**Given material:**

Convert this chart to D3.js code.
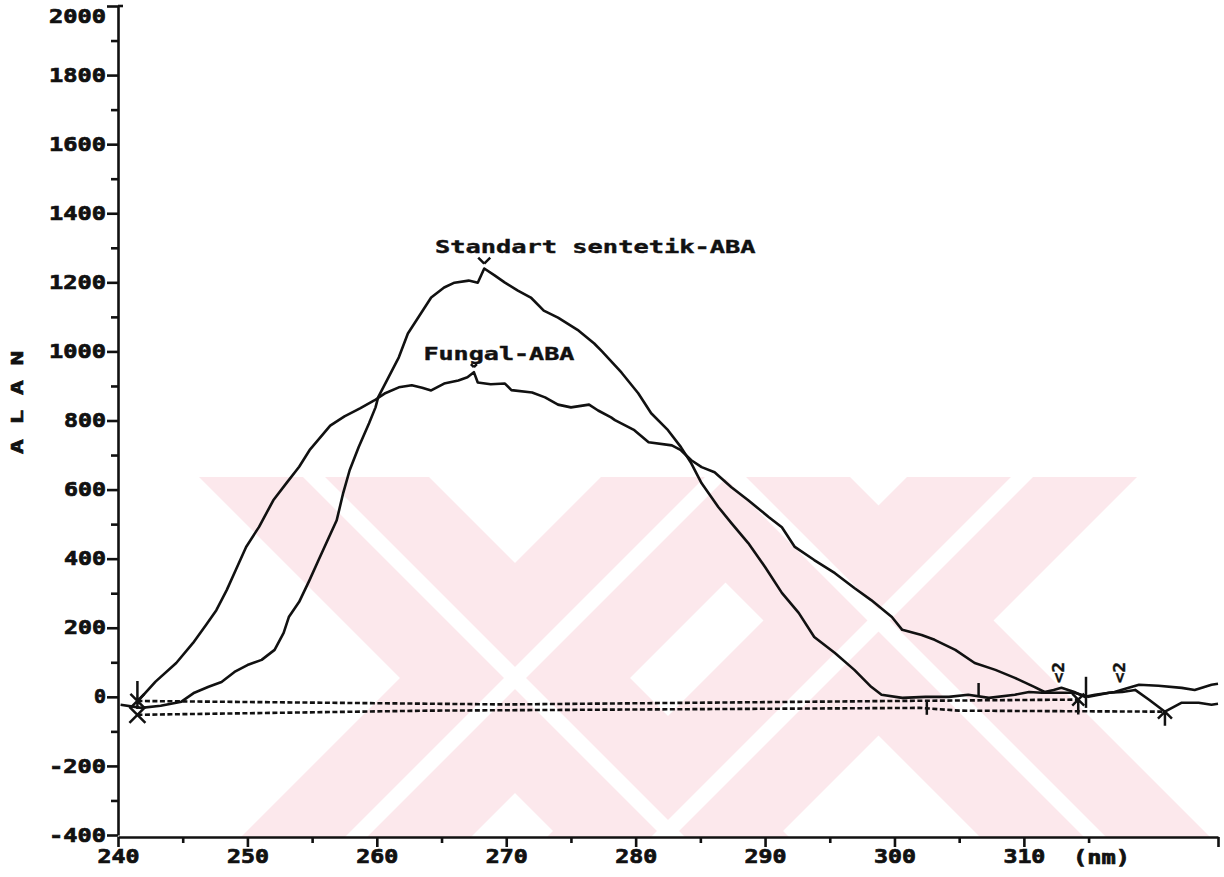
<!DOCTYPE html>
<html>
<head>
<meta charset="utf-8">
<script src="https://cdn.jsdelivr.net/npm/d3@7"></script>
<style>
  body { margin: 0; background: #fff; }
  svg text { font-family: "DejaVu Sans Mono", monospace; font-weight: bold; fill: #111; }
</style>
</head>
<body>
<script>
/** Page size. */
const WIDTH = 1224;
const HEIGHT = 877;

/** Plot frame in pixels. */
const LEFT = 118;
const RIGHT = 1218;
const BOTTOM = 835;
const TOP = 6;

const INK = "#111";
const PINK = "#fce8ec";

/** Width of one printer character cell. */
const CELL = 15;

// Axis ticks
const yLabels = [-400, -200, 0, 200, 400, 600, 800, 1000, 1200, 1400, 1600, 1800, 2000];
const yMinor = [-300, -100, 100, 300, 500, 700, 900, 1100, 1300, 1500, 1700, 1900];
const xLabels = [240, 250, 260, 270, 280, 290, 300, 310];
const xMinor = [245, 255, 265, 275, 285, 295, 305, 315];
const xEnd = [325];

// Spectrum: standard synthetic ABA [nm, value]
const standartABA = [
  [240.2, -23], [241.8, -32], [243.3, -26], [244.9, -14], [245.9, 12], [247.0, 29],
  [248.0, 43], [249.0, 72], [250.0, 92], [251.1, 107], [252.1, 136], [252.8, 185],
  [253.2, 231], [254.0, 275], [254.8, 338], [255.5, 396], [256.3, 462], [256.9, 511],
  [257.4, 590], [257.9, 656], [258.6, 723], [259.4, 792], [259.9, 838], [260.1, 867],
  [260.9, 925], [261.7, 983], [262.4, 1052], [263.2, 1098], [264.2, 1156], [265.2, 1185],
  [266.0, 1199], [267.1, 1205], [267.8, 1199], [268.3, 1240], [269.1, 1220], [269.9, 1199],
  [270.9, 1176], [271.9, 1156], [272.9, 1118], [274.0, 1098], [275.6, 1060], [276.8, 1023],
  [277.4, 1000], [277.9, 980], [278.9, 939], [280.2, 879], [281.2, 821], [282.5, 772],
  [283.5, 723], [284.3, 676], [285.1, 618], [286.4, 549], [287.4, 503], [288.7, 445],
  [290.0, 376], [291.3, 301], [292.6, 243], [293.8, 173], [295.4, 127], [296.9, 78],
  [298.2, 29], [299.0, 6], [300.6, -3], [302.4, 0], [304.2, 0], [305.7, 6], [307.3, -3],
  [309.3, 6], [310.4, 14], [311.4, 12], [313.9, 12], [315.0, 0], [316.6, 12], [317.6, 14],
  [318.6, 20], [319.7, -9], [320.9, -43], [322.2, -17], [323.5, -17], [324.5, -23], [325.0, -20]
];

// Spectrum: fungal ABA [nm, value]
const fungalABA = [
  [241.5, -14], [242.9, 44], [244.5, 98], [245.8, 156], [246.8, 208], [247.6, 251],
  [248.4, 309], [249.1, 367], [249.9, 434], [250.9, 492], [252.0, 569], [253.0, 618],
  [254.0, 666], [254.8, 714], [256.4, 785], [257.5, 812], [258.7, 835], [259.8, 858],
  [260.6, 878], [261.7, 896], [262.7, 902], [263.5, 895], [264.2, 887], [265.2, 907],
  [266.3, 916], [267.0, 925], [267.5, 940], [267.8, 910], [268.8, 905], [269.9, 907],
  [270.4, 888], [272.0, 881], [273.0, 867], [274.0, 846], [275.0, 838], [276.4, 846],
  [277.1, 829], [278.1, 809], [278.4, 801], [279.9, 772], [281.0, 737], [282.8, 728],
  [283.5, 714], [284.3, 685], [285.1, 665], [286.1, 650], [287.4, 607], [288.7, 569],
  [290.3, 520], [291.3, 491], [292.3, 434], [293.8, 396], [295.4, 358], [296.9, 315],
  [298.2, 280], [299.8, 231], [300.6, 194], [302.1, 179], [303.1, 165], [304.7, 136],
  [306.2, 98], [307.8, 78], [309.3, 55], [310.8, 29], [311.6, 14], [312.3, 20], [312.9, 26],
  [313.9, 14], [314.7, 0], [315.5, 6], [317.0, 14], [318.1, 26], [318.9, 35], [320.4, 32],
  [322.2, 26], [323.2, 20], [324.5, 35], [325.0, 38]
];

// Integration baselines [nm, value]
const fungalBase = [[241.5, -12], [270, -22], [300, -12], [314.2, -8]];
const standartBase = [[241.5, -52], [264, -40], [302, -32], [305, -40], [320.9, -43]];

// Peak ticks, cut lines and notes
const peaks = [
  { nm: 268.3, v: 1240, size: 6 },
  { nm: 267.5, v: 940, size: 3 }
];
const cutLines = [[302.5, -9, -52], [306.5, 40, 0], [314.8, 58, -32]];
const notes = [
  { text: "Standart sentetik-ABA", nm: 264.5, v: 1285 },
  { text: "Fungal-ABA", nm: 263.6, v: 975 }
];
const limitNotes = [[312.7, 40], [317.4, 40]];

const x = d3.scaleLinear().domain([240, 325]).range([LEFT, RIGHT]);
const y = d3.scaleLinear().domain([-400, 2000]).range([BOTTOM, TOP]);

let svg = d3.select("body").append("svg")
    .attr("width", WIDTH)
    .attr("height", HEIGHT);

/** Stretch text so each character fills a printer cell. */
const printer = (sel, size, cell, heavy) => sel
    .style("font-size", size + "px")
    .attr("stroke", INK)
    .attr("stroke-width", heavy)
    .each(function () {
        const n = this.textContent.length;
        d3.select(this)
            .attr("textLength", n * cell - 3)
            .attr("lengthAdjust", "spacingAndGlyphs");
    });

// Pale watermark behind the plot
const wm = svg.append("g");
const WM_TOP = 477, WM_BOT = 837;
const band = (dir, c0, c1) => dir === "\\"
    ? [[c0 + WM_TOP, WM_TOP], [c1 + WM_TOP, WM_TOP], [c1 + WM_BOT, WM_BOT], [c0 + WM_BOT, WM_BOT]]
    : [[c0 - WM_TOP, WM_TOP], [c1 - WM_TOP, WM_TOP], [c1 - WM_BOT, WM_BOT], [c0 - WM_BOT, WM_BOT]];
const wmBands = [["\\", -278, -48], ["/", 1078, 1308], ["\\", 143, 373], ["/", 1384, 1614]];
wmBands.forEach(([dir, c0, c1]) => {
    wm.append("polygon").attr("points", band(dir, c0, c1).join(" ")).attr("fill", PINK);
});
wmBands.forEach(([dir, c0, c1]) => {
    const m = (c0 + c1) / 2;
    wm.append("polygon").attr("points", band(dir, m - 11, m + 11).join(" ")).attr("fill", "#fff");
});

const styleAxis = (g) => {
    g.selectAll("path, line").attr("stroke", INK).attr("stroke-width", 2.6);
    g.selectAll("text").attr("fill", INK).call(printer, 19, CELL, 0.7);
};

// Y axis
svg.append("g")
    .attr("transform", `translate(${LEFT},0)`)
    .call(d3.axisLeft(y).tickValues(yLabels).tickSize(11).tickSizeOuter(0)
        .tickPadding(1).tickFormat(d => String(d)))
    .call(styleAxis)
    .call(g => g.selectAll(".tick text").filter(d => d === 2000).attr("dy", "0.85em"));
svg.append("g")
    .attr("transform", `translate(${LEFT},0)`)
    .call(d3.axisLeft(y).tickValues(yMinor).tickSize(7).tickFormat(""))
    .call(g => g.select(".domain").remove())
    .call(styleAxis);
svg.append("line")
    .attr("x1", LEFT).attr("x2", LEFT + 5)
    .attr("y1", y(2000)).attr("y2", y(2000))
    .attr("stroke", INK).attr("stroke-width", 2.6);

// X axis
svg.append("g")
    .attr("transform", `translate(0,${BOTTOM + 2})`)
    .call(d3.axisBottom(x).tickValues(xLabels).tickSize(10).tickSizeOuter(0)
        .tickPadding(3).tickFormat(d => String(d)))
    .call(styleAxis);
svg.append("g")
    .attr("transform", `translate(0,${BOTTOM + 2})`)
    .call(d3.axisBottom(x).tickValues(xMinor).tickSize(6).tickFormat(""))
    .call(g => g.select(".domain").remove())
    .call(styleAxis);
svg.append("g")
    .attr("transform", `translate(0,${BOTTOM + 2})`)
    .call(d3.axisBottom(x).tickValues(xEnd).tickSize(10).tickFormat(""))
    .call(g => g.select(".domain").remove())
    .call(styleAxis);

svg.append("text")
    .attr("x", 1073)
    .attr("y", 864)
    .text("(nm)")
    .call(printer, 19, CELL, 0.7);

// Y title, letters stacked upward
svg.append("text")
    .attr("transform", "translate(23,454) rotate(-90)")
    .text("A L A N")
    .call(printer, 15, 15.2, 0.6);

// Baselines
const line = d3.line().x(d => x(d[0])).y(d => y(d[1]));
[fungalBase, standartBase].forEach(b => {
    svg.append("path")
        .attr("d", line(b))
        .attr("fill", "none")
        .attr("stroke", INK)
        .attr("stroke-width", 2.6)
        .attr("stroke-dasharray", "5,2.5");
});

// Spectra
[standartABA, fungalABA].forEach(s => {
    svg.append("path")
        .attr("d", line(s))
        .attr("fill", "none")
        .attr("stroke", INK)
        .attr("stroke-width", 2.6)
        .attr("stroke-linejoin", "round");
});

// Start and end marks of the baselines
const mark = (px, py, parts) => svg.append("path")
    .attr("d", parts.map(p => `M${px + p[0]},${py + p[1]}L${px + p[2]},${py + p[3]}`).join(""))
    .attr("fill", "none")
    .attr("stroke", INK)
    .attr("stroke-width", 2.5);

const fs = fungalBase[0], fe = fungalBase[fungalBase.length - 1];
const ss = standartBase[0], se = standartBase[standartBase.length - 1];
mark(x(fs[0]), y(fs[1]), [[0, -20, 0, 8], [-7, -7, 7, 7], [-7, 7, 7, -7]]);
mark(x(ss[0]), y(ss[1]), [[-8, -8, 8, 8], [-8, 8, 8, -8]]);
mark(x(fe[0]), y(fe[1]), [[0, 0, 0, 15], [-6, -6, 6, 6], [-6, 6, 6, -6]]);
mark(x(se[0]), y(se[1]), [[0, 0, 0, 14], [-7, 7, 0, 0], [0, 0, 7, 7]]);

cutLines.forEach(([nm, a, b]) => {
    svg.append("line")
        .attr("x1", x(nm)).attr("x2", x(nm))
        .attr("y1", y(a)).attr("y2", y(b))
        .attr("stroke", INK)
        .attr("stroke-width", 2.5);
});

// Peak ticks
peaks.forEach(p => {
    const px = x(p.nm), py = y(p.v);
    mark(px, py, [[-p.size, -p.size - 5, 0, -5], [0, -5, p.size, -p.size - 5]]);
});

// Notes
notes.forEach(n => {
    svg.append("text")
        .attr("x", x(n.nm))
        .attr("y", y(n.v))
        .text(n.text)
        .call(printer, 18, 15.4, 0.4);
});
limitNotes.forEach(([nm, v]) => {
    svg.append("text")
        .attr("transform", `translate(${x(nm)},${y(v)}) rotate(-90)`)
        .attr("dy", "0.35em")
        .text("<2")
        .call(printer, 15, 12, 0.4);
});
</script>
</body>
</html>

**Task directions:**
Repeat the listing above exactly from its first line to the line containing "const xEnd = [325];", both included, and omit the pictures.

**The result:**
Convert this chart to D3.js code.
<!DOCTYPE html>
<html>
<head>
<meta charset="utf-8">
<script src="https://cdn.jsdelivr.net/npm/d3@7"></script>
<style>
  body { margin: 0; background: #fff; }
  svg text { font-family: "DejaVu Sans Mono", monospace; font-weight: bold; fill: #111; }
</style>
</head>
<body>
<script>
/** Page size. */
const WIDTH = 1224;
const HEIGHT = 877;

/** Plot frame in pixels. */
const LEFT = 118;
const RIGHT = 1218;
const BOTTOM = 835;
const TOP = 6;

const INK = "#111";
const PINK = "#fce8ec";

/** Width of one printer character cell. */
const CELL = 15;

// Axis ticks
const yLabels = [-400, -200, 0, 200, 400, 600, 800, 1000, 1200, 1400, 1600, 1800, 2000];
const yMinor = [-300, -100, 100, 300, 500, 700, 900, 1100, 1300, 1500, 1700, 1900];
const xLabels = [240, 250, 260, 270, 280, 290, 300, 310];
const xMinor = [245, 255, 265, 275, 285, 295, 305, 315];
const xEnd = [325];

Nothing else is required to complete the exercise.